Le législateur vient d’adopter la possibilité de prononcer une peine d’amende forfaitaire pour certains délits, usage de stupéfiants et conduite sans permis, sans pour autant supprimer la possibilité de prononcer une peine d’emprisonnement. Dans le passé, on avait pourtant avec succès dépénalisé certains comportements délictueux comme par exemple l’émission de chèque sans provision pour trouver une autre réponse qui s’est révélée plus efficace que la réponse répressive.
Tant que la peine d’emprisonnement restera la peine encourue, elle continuera d’être massivement prononcée.

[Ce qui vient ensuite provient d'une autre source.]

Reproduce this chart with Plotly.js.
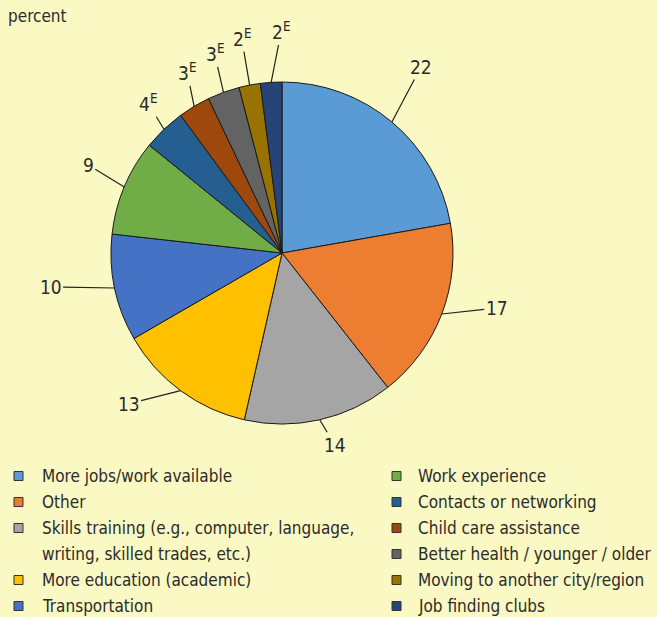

Même avec des mesures de simplification, il peut paraître plus compliqué pour une juridiction de prononcer une peine alternative que de prononcer une peine d’emprisonnement non aménagée. On ne peut pas juridiquement reprocher aux magistrats de requérir ou de prononcer les peines prévues par la loi.
- La création de 15 000 places de prison dont 7 000 livrées d’ici 2022
L’intérêt de créer des places supplémentaires de prison est de donner des conditions plus dignes aux personnes écrouées et de parvenir à terme à un encellulement individuel alors que cet objectif fait l’objet d’un moratoire. Cependant, la création de nouvelles places de prison fait aussi polémique car notre taux d’incarcération est déjà très élevé et le risque est d’encourager à nouveau le prononcé des peines de prison.
S’agissant des nouvelles places de prison envisagées, outre la création de centres de semi- liberté, il serait souhaitable de construire des prisons dites « ouvertes » qui favorisent davantage la réinsertion des condamnés. Seules deux prisons de ce type existent en France. Elles offrent aussi l’avantage de nécessiter moins de personnel de surveillance et d’être moins coûteuses, ce qui permettrait d’augmenter le nombre d’agents de probation alors que les missions qui leur sont données vont sensiblement s’accroître avec la loi de programmation.
L’effet utile de ces nouvelles dispositions légales pour diminuer significativement le prononcé et l’exécution des peines d’emprisonnement non aménagées et réduire la surpopulation carcérale ne peut pas être présumé et dépendra largement de leur mise en œuvre par les juridictions en fonction des moyens qui leur seront accordés en ce sens.